**Exercise goal**
The line holding "const yLabeled = [0, 10, 20];" is the last one to output; start at the first line of the data, keep every line in between exactly, and leave out pictures.

**Information supplied**
(begin)

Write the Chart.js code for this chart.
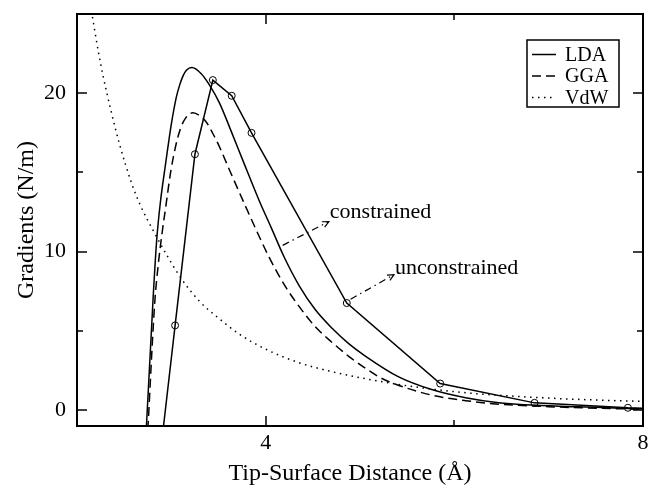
<!DOCTYPE html>
<html><head><meta charset="utf-8">
<script src="https://cdn.jsdelivr.net/npm/chart.js@4.4.1/dist/chart.umd.min.js"></script>
<style>html,body{margin:0;padding:0;background:#fff;overflow:hidden}canvas{display:block}</style>
</head><body>
<canvas id="c" width="648" height="489"></canvas>
<script>
// ---- data ----
const ldaX = [2.72, 2.736, 2.806, 2.845, 2.887, 2.93, 2.964, 3.0, 3.053, 3.088, 3.123, 3.162, 3.218, 3.317, 3.405, 3.511, 3.634, 3.757, 3.933, 4.06, 4.197, 4.356, 4.525, 4.707, 4.88, 5.06, 5.41, 5.76, 6.12, 6.47, 7.31, 8.0];
const ldaY = [-3, -1, 6.97, 10.75, 13.27, 15.16, 16.61, 18.05, 19.75, 20.51, 21.08, 21.46, 21.62, 21.23, 20.51, 19.38, 17.61, 15.78, 13.2, 11.5, 9.65, 7.85, 6.35, 5.15, 4.2, 3.4, 2.1, 1.3, 0.78, 0.47, 0.21, 0.09];
const ggaX = [2.735, 2.753, 2.824, 2.861, 2.898, 2.948, 2.993, 3.046, 3.099, 3.151, 3.229, 3.299, 3.37, 3.437, 3.511, 3.616, 3.775, 3.933, 4.039, 4.197, 4.356, 4.525, 4.707, 4.884, 5.06, 5.232, 5.412, 5.76, 6.12, 6.47, 7.0, 8.0];
const ggaY = [-3, -1, 6.78, 9.17, 11.0, 13.14, 15.03, 16.67, 17.8, 18.43, 18.77, 18.59, 18.18, 17.49, 16.61, 15.16, 13.02, 10.94, 9.62, 7.92, 6.53, 5.27, 4.26, 3.38, 2.63, 2.0, 1.56, 0.95, 0.6, 0.38, 0.22, 0.05];
const vdwX = [2.12, 2.17, 2.23, 2.28, 2.36, 2.45, 2.58, 2.67, 2.82, 3.09, 3.30, 3.51, 3.72, 4.0, 4.36, 4.71, 5.06, 5.41, 5.76, 6.12, 6.47, 7.0, 7.5, 8.0];
const vdwY = [26.3, 24.6, 22.5, 21.0, 18.9, 16.8, 14.3, 12.95, 11.2, 8.44, 6.86, 5.76, 4.8, 3.85, 2.98, 2.42, 1.98, 1.62, 1.33, 1.1, 0.94, 0.76, 0.64, 0.55];
const unconX = [2.84, 3.04, 3.25, 3.44, 3.64, 3.85, 4.86, 5.85, 6.85, 7.84, 8.84];
const unconY = [-5.0, 5.35, 16.15, 20.83, 19.84, 17.5, 6.76, 1.68, 0.46, 0.15, 0.0];
const arrowConX = [4.18, 4.67];
const arrowConY = [10.4, 11.9];
const arrowUnconX = [4.9, 5.36];
const arrowUnconY = [7.0, 8.55];
const seriesLabels = ['LDA', 'GGA', 'VdW'];
const annotationTexts = ['constrained', 'unconstrained'];
const annotationAt = [[4.68, 12.13], [5.37, 8.61]];
const xTitle = 'Tip-Surface Distance (Å)';
const yTitle = 'Gradients (N/m)';
const xTickValues = [2, 4, 6, 8];
const xLabeled = [4, 8];
const yTickValues = [0, 5, 10, 15, 20, 25];
const yLabeled = [0, 10, 20];

const pts = (xs, ys) => xs.map((v, i) => ({x: v, y: ys[i]}));
const SERIF = '"Liberation Serif", "Times New Roman", serif';

const zeroPad = s => { s.paddingLeft = 0; s.paddingRight = 0; s.paddingTop = 0; s.paddingBottom = 0; };

const framePlugin = {
  id: 'frame',
  afterDatasetsDraw(chart) {
    const {ctx, scales: {x, y}} = chart;
    ctx.save();
    ctx.strokeStyle = '#000';
    ctx.fillStyle = '#000';
    [[arrowConX, arrowConY], [arrowUnconX, arrowUnconY]].forEach(([xs, ys]) => {
      const x0 = x.getPixelForValue(xs[0]), y0 = y.getPixelForValue(ys[0]);
      const x1 = x.getPixelForValue(xs[1]), y1 = y.getPixelForValue(ys[1]);
      const ang = Math.atan2(y1 - y0, x1 - x0);
      const L = 7, w = 0.45;
      ctx.lineWidth = 1.2;
      ctx.setLineDash([]);
      ctx.beginPath();
      ctx.moveTo(x1 - L * Math.cos(ang - w), y1 - L * Math.sin(ang - w));
      ctx.lineTo(x1, y1);
      ctx.lineTo(x1 - L * Math.cos(ang + w), y1 - L * Math.sin(ang + w));
      ctx.stroke();
    });
    ctx.font = '22px ' + SERIF;
    ctx.textAlign = 'left';
    ctx.textBaseline = 'alphabetic';
    annotationTexts.forEach((t, i) => {
      ctx.fillText(t, x.getPixelForValue(annotationAt[i][0]), y.getPixelForValue(annotationAt[i][1]));
    });
    ctx.restore();
  },
  afterDraw(chart) {
    const {ctx, chartArea: a, scales: {x, y}} = chart;
    ctx.save();
    ctx.strokeStyle = '#000';
    ctx.setLineDash([]);
    ctx.lineWidth = 2;
    ctx.strokeRect(a.left, a.top, a.right - a.left, a.bottom - a.top);
    ctx.lineWidth = 1.5;
    const seg = (x0, y0, x1, y1) => { ctx.beginPath(); ctx.moveTo(x0, y0); ctx.lineTo(x1, y1); ctx.stroke(); };
    x.ticks.forEach(t => {
      const px = Math.round(x.getPixelForValue(t.value));
      const len = xLabeled.includes(t.value) ? 10 : 6;
      seg(px, a.bottom, px, a.bottom - len);
      seg(px, a.top, px, a.top + len);
    });
    y.ticks.forEach(t => {
      const py = Math.round(y.getPixelForValue(t.value));
      const len = yLabeled.includes(t.value) ? 10 : 6;
      seg(a.left, py, a.left + len, py);
      seg(a.right, py, a.right - len, py);
    });
    // x axis title
    ctx.fillStyle = '#000';
    ctx.font = '24px ' + SERIF;
    ctx.textAlign = 'center';
    ctx.textBaseline = 'middle';
    ctx.fillText(xTitle, (a.left + a.right) / 2 - 10, x.bottom - 15);
    // legend
    const bx = 527, by = 40, bw = 92, bh = 67;
    ctx.fillStyle = '#fff';
    ctx.fillRect(bx, by, bw, bh);
    ctx.lineWidth = 1.5;
    ctx.strokeRect(bx, by, bw, bh);
    ctx.font = '20px ' + SERIF;
    ctx.fillStyle = '#000';
    ctx.textAlign = 'left';
    const items = chart.data.datasets.filter(d => seriesLabels.includes(d.label));
    items.forEach((d, i) => {
      const yy = by + 14.5 + i * 21.5;
      ctx.lineWidth = d.borderWidth;
      ctx.setLineDash(d.borderDash || []);
      seg(532, yy, 556, yy);
      ctx.setLineDash([]);
      ctx.fillText(d.label, 565, yy + 1);
    });
    ctx.restore();
  }
};

const lineBase = {borderColor: '#000', backgroundColor: 'rgba(0,0,0,0)', pointRadius: 0, borderWidth: 1.5, fill: false};

new Chart(document.getElementById('c'), {
  type: 'line',
  data: {
    datasets: [
      {...lineBase, label: seriesLabels[0], data: pts(ldaX, ldaY), cubicInterpolationMode: 'monotone'},
      {...lineBase, label: seriesLabels[1], data: pts(ggaX, ggaY), cubicInterpolationMode: 'monotone', borderDash: [9, 5]},
      {...lineBase, label: seriesLabels[2], data: pts(vdwX, vdwY), cubicInterpolationMode: 'monotone', borderDash: [1.5, 4.5]},
      {...lineBase, label: 'LDA unconstrained', data: pts(unconX, unconY), tension: 0, pointRadius: 3.5, pointBorderWidth: 1, pointBorderColor: '#000', pointBackgroundColor: 'rgba(0,0,0,0)', pointStyle: 'circle'},
      {...lineBase, label: 'arrow constrained', data: pts(arrowConX, arrowConY), tension: 0, borderWidth: 1.2, borderDash: [7, 4, 1.5, 4]},
      {...lineBase, label: 'arrow unconstrained', data: pts(arrowUnconX, arrowUnconY), tension: 0, borderWidth: 1.2, borderDash: [7, 4, 1.5, 4]}
    ]
  },
  options: {
    responsive: false,
    animation: false,
    devicePixelRatio: 1,
    layout: {padding: {left: 0, top: 14, right: 3, bottom: 0}},
    plugins: {legend: {display: false}, tooltip: {enabled: false}},
    scales: {
      x: {
        type: 'linear', min: 2, max: 8,
        afterBuildTicks: s => { s.ticks = xTickValues.map(v => ({value: v})); },
        afterFit: s => { s.height = 63; zeroPad(s); },
        grid: {display: false, drawTicks: false},
        border: {display: false},
        ticks: {autoSkip: false, maxRotation: 0, padding: 4, color: '#000', font: {family: SERIF, size: 22},
          callback: v => xLabeled.includes(v) ? String(v) : ''},
        title: {display: false}
      },
      y: {
        type: 'linear', min: -1, max: 25,
        afterBuildTicks: s => { s.ticks = yTickValues.map(v => ({value: v})); },
        afterFit: s => { s.width = 77; zeroPad(s); },
        grid: {display: false, drawTicks: false},
        border: {display: false},
        ticks: {autoSkip: false, padding: 11, color: '#000', font: {family: SERIF, size: 22},
          callback: v => yLabeled.includes(v) ? String(v) : ''},
        title: {display: true, text: yTitle, color: '#000', font: {family: SERIF, size: 24}, padding: {top: 12, bottom: 0}}
      }
    }
  },
  plugins: [framePlugin]
});
</script>
</body></html>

(end)

**Completed task**
Write the Chart.js code for this chart.
<!DOCTYPE html>
<html><head><meta charset="utf-8">
<script src="https://cdn.jsdelivr.net/npm/chart.js@4.4.1/dist/chart.umd.min.js"></script>
<style>html,body{margin:0;padding:0;background:#fff;overflow:hidden}canvas{display:block}</style>
</head><body>
<canvas id="c" width="648" height="489"></canvas>
<script>
// ---- data ----
const ldaX = [2.72, 2.736, 2.806, 2.845, 2.887, 2.93, 2.964, 3.0, 3.053, 3.088, 3.123, 3.162, 3.218, 3.317, 3.405, 3.511, 3.634, 3.757, 3.933, 4.06, 4.197, 4.356, 4.525, 4.707, 4.88, 5.06, 5.41, 5.76, 6.12, 6.47, 7.31, 8.0];
const ldaY = [-3, -1, 6.97, 10.75, 13.27, 15.16, 16.61, 18.05, 19.75, 20.51, 21.08, 21.46, 21.62, 21.23, 20.51, 19.38, 17.61, 15.78, 13.2, 11.5, 9.65, 7.85, 6.35, 5.15, 4.2, 3.4, 2.1, 1.3, 0.78, 0.47, 0.21, 0.09];
const ggaX = [2.735, 2.753, 2.824, 2.861, 2.898, 2.948, 2.993, 3.046, 3.099, 3.151, 3.229, 3.299, 3.37, 3.437, 3.511, 3.616, 3.775, 3.933, 4.039, 4.197, 4.356, 4.525, 4.707, 4.884, 5.06, 5.232, 5.412, 5.76, 6.12, 6.47, 7.0, 8.0];
const ggaY = [-3, -1, 6.78, 9.17, 11.0, 13.14, 15.03, 16.67, 17.8, 18.43, 18.77, 18.59, 18.18, 17.49, 16.61, 15.16, 13.02, 10.94, 9.62, 7.92, 6.53, 5.27, 4.26, 3.38, 2.63, 2.0, 1.56, 0.95, 0.6, 0.38, 0.22, 0.05];
const vdwX = [2.12, 2.17, 2.23, 2.28, 2.36, 2.45, 2.58, 2.67, 2.82, 3.09, 3.30, 3.51, 3.72, 4.0, 4.36, 4.71, 5.06, 5.41, 5.76, 6.12, 6.47, 7.0, 7.5, 8.0];
const vdwY = [26.3, 24.6, 22.5, 21.0, 18.9, 16.8, 14.3, 12.95, 11.2, 8.44, 6.86, 5.76, 4.8, 3.85, 2.98, 2.42, 1.98, 1.62, 1.33, 1.1, 0.94, 0.76, 0.64, 0.55];
const unconX = [2.84, 3.04, 3.25, 3.44, 3.64, 3.85, 4.86, 5.85, 6.85, 7.84, 8.84];
const unconY = [-5.0, 5.35, 16.15, 20.83, 19.84, 17.5, 6.76, 1.68, 0.46, 0.15, 0.0];
const arrowConX = [4.18, 4.67];
const arrowConY = [10.4, 11.9];
const arrowUnconX = [4.9, 5.36];
const arrowUnconY = [7.0, 8.55];
const seriesLabels = ['LDA', 'GGA', 'VdW'];
const annotationTexts = ['constrained', 'unconstrained'];
const annotationAt = [[4.68, 12.13], [5.37, 8.61]];
const xTitle = 'Tip-Surface Distance (Å)';
const yTitle = 'Gradients (N/m)';
const xTickValues = [2, 4, 6, 8];
const xLabeled = [4, 8];
const yTickValues = [0, 5, 10, 15, 20, 25];
const yLabeled = [0, 10, 20];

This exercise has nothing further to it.